**Your goal:**
Exactly as written, write out the lines below from the first to the one containing "(11,519) rectangle (917,529);", inclusive. Pictures do not belong in the copy.

........

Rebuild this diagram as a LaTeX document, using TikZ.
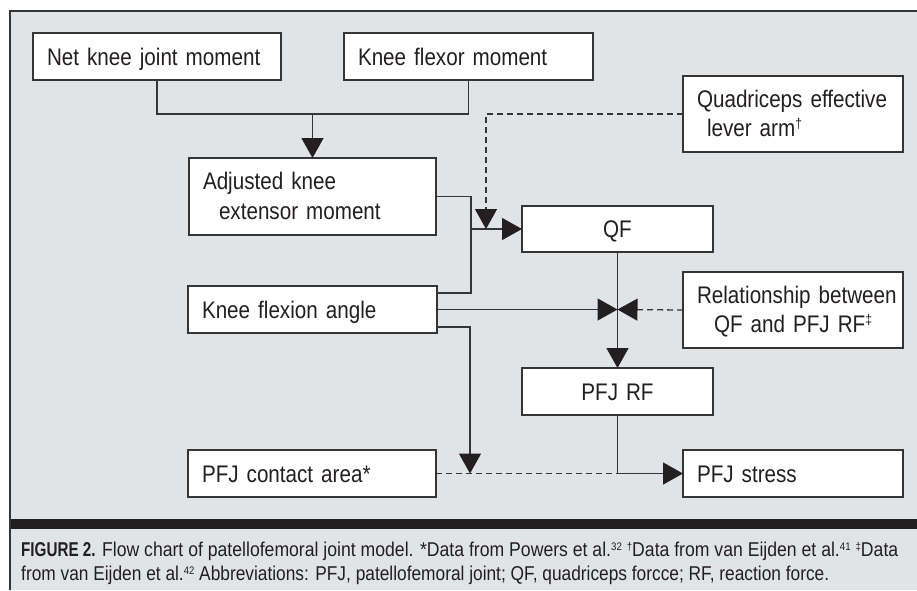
\documentclass[tikz,border=0pt]{standalone}
\usepackage{fontspec}
\usepackage{graphicx}
\setmainfont[FakeStretch=0.86]{Liberation Sans}
\newfontfamily\capfont[FakeStretch=0.95]{Liberation Sans}
\newfontfamily\capbold[FakeStretch=0.82]{Liberation Sans Bold}
\usetikzlibrary{arrows.meta,calc}
\hyphenpenalty=10000
\exhyphenpenalty=10000
\newcommand{\capsup}[1]{\raisebox{6pt}{\fontsize{11}{11}\selectfont #1}}
\newcommand{\boxsup}[1]{\raisebox{8pt}{\fontsize{14}{14}\selectfont #1}}
\newcommand{\twolines}[3]{\begin{tabular}[b]{@{}l@{}}#1\\\hspace*{#2}#3\end{tabular}}
\definecolor{panel}{HTML}{E1E4E7}
\definecolor{ink}{HTML}{231F20}
\definecolor{edge}{HTML}{353535}
\begin{document}
\begin{tikzpicture}[x=1pt,y=-1pt,
  box/.style={draw=edge, fill=white, line width=1.4pt, anchor=north west, outer sep=0pt,
    inner xsep=14pt, inner ysep=0pt, align=left, text=ink,
    text height=17.2pt, text depth=0pt,
    font=\fontsize{24}{29.5}\selectfont},
  tallbox/.style={box, text height=45pt, minimum height=76pt},
  cbox/.style={box, align=center},
  link/.style={draw=edge, line width=1.3pt},
  tip/.style={-{Triangle[length=20pt,width=22pt,fill=ink,color=ink]}},
  arr/.style={link, tip},
  dashlink/.style={link, dash pattern=on 6pt off 4pt},
  dasharr/.style={dashlink, tip},
  capt/.style={inner sep=0pt, text=ink, font=\capfont\fontsize{20}{24}\selectfont},
]
\useasboundingbox (0,0) rectangle (917,590);
\fill[panel] (10,11) rectangle (917,590);
\draw[edge, line width=1.5pt] (10,590) -- (10,11) -- (917,11);
\fill[ink] (11,519) rectangle (917,529);

\node[box, text width=220pt, minimum height=47pt] (net) at (33,33) {Net knee joint moment};
\node[box, text width=221pt, minimum height=47pt] (flex) at (344,33) {Knee flexor moment};
\node[tallbox, text width=219pt, minimum height=77pt] (adj) at (189,158) {\twolines{Adjusted knee}{16pt}{extensor moment}};
\node[tallbox, text width=192pt] (quad) at (683,76) {\twolines{Quadriceps effective}{10pt}{lever arm\boxsup{†}}};
\node[cbox, text width=163pt, minimum height=46pt] (qf) at (522,206) {QF};
\node[box, text width=221pt, minimum height=47pt] (kfa) at (188,286) {Knee flexion angle};
\node[tallbox, text width=192pt] (rel) at (683,272) {\twolines{Relationship between}{17pt}{QF and PFJ RF\boxsup{‡}}};
\node[cbox, text width=163pt, minimum height=47pt] (pfjrf) at (522,368) {PFJ RF};
\node[box, text width=220pt, minimum height=47pt] (pfjca) at (188,450) {PFJ contact area*};
\node[box, text width=192pt, minimum height=47pt] (stress) at (683,450) {PFJ stress};

\coordinate (j1) at (adj.north |- 0,114);
\draw[link] (net.south) |- (j1) -| (flex.south);
\draw[arr] (j1) -- (adj.north);

\coordinate (v1) at (471,293);
\coordinate (kfaT) at ($(kfa.north east)+(0,7)$);
\draw[link] (adj.east) -| (v1) -- (kfaT);
\draw[arr] (v1 |- qf.west) -- (qf.west);

\coordinate (col2) at (486,0);
\draw[dasharr] (quad.west) -| (qf.west -| col2);

\coordinate (x) at (qf.south |- kfa.east);
\draw[link] (qf.south) -- (x);
\draw[arr] (x) -- (pfjrf.north);
\draw[arr] (kfa.east) -- (x);
\draw[dasharr] (rel.west) -- (x);

\coordinate (col) at (470,0);
\coordinate (kfaB) at ($(kfa.south east)+(0,-6)$);
\coordinate (z) at (pfjrf.south |- pfjca.east);
\draw[dashlink] (pfjca.east) -- (z);
\draw[arr] (kfaB) -| (pfjca.east -| col);
\draw[link] (pfjrf.south) -- (z);
\draw[arr] (z) -- (stress.west);

\node[capt, anchor=base west] (cap1) at (21,556) {\resizebox{877pt}{\height}{{\capbold FIGURE 2.} Flow chart of patellofemoral joint model. *Data from Powers et al.\capsup{32} \capsup{†}Data from van Eijden et al.\capsup{41} \capsup{‡}Data}};
\node[capt, anchor=base west] (cap2) at (21,580) {\resizebox{808pt}{\height}{from van Eijden et al.\capsup{42} Abbreviations: PFJ, patellofemoral joint; QF, quadriceps forcce; RF, reaction force.}};
\end{tikzpicture}
\end{document}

........

**Result:**
Rebuild this diagram as a LaTeX document, using TikZ.
\documentclass[tikz,border=0pt]{standalone}
\usepackage{fontspec}
\usepackage{graphicx}
\setmainfont[FakeStretch=0.86]{Liberation Sans}
\newfontfamily\capfont[FakeStretch=0.95]{Liberation Sans}
\newfontfamily\capbold[FakeStretch=0.82]{Liberation Sans Bold}
\usetikzlibrary{arrows.meta,calc}
\hyphenpenalty=10000
\exhyphenpenalty=10000
\newcommand{\capsup}[1]{\raisebox{6pt}{\fontsize{11}{11}\selectfont #1}}
\newcommand{\boxsup}[1]{\raisebox{8pt}{\fontsize{14}{14}\selectfont #1}}
\newcommand{\twolines}[3]{\begin{tabular}[b]{@{}l@{}}#1\\\hspace*{#2}#3\end{tabular}}
\definecolor{panel}{HTML}{E1E4E7}
\definecolor{ink}{HTML}{231F20}
\definecolor{edge}{HTML}{353535}
\begin{document}
\begin{tikzpicture}[x=1pt,y=-1pt,
  box/.style={draw=edge, fill=white, line width=1.4pt, anchor=north west, outer sep=0pt,
    inner xsep=14pt, inner ysep=0pt, align=left, text=ink,
    text height=17.2pt, text depth=0pt,
    font=\fontsize{24}{29.5}\selectfont},
  tallbox/.style={box, text height=45pt, minimum height=76pt},
  cbox/.style={box, align=center},
  link/.style={draw=edge, line width=1.3pt},
  tip/.style={-{Triangle[length=20pt,width=22pt,fill=ink,color=ink]}},
  arr/.style={link, tip},
  dashlink/.style={link, dash pattern=on 6pt off 4pt},
  dasharr/.style={dashlink, tip},
  capt/.style={inner sep=0pt, text=ink, font=\capfont\fontsize{20}{24}\selectfont},
]
\useasboundingbox (0,0) rectangle (917,590);
\fill[panel] (10,11) rectangle (917,590);
\draw[edge, line width=1.5pt] (10,590) -- (10,11) -- (917,11);
\fill[ink] (11,519) rectangle (917,529);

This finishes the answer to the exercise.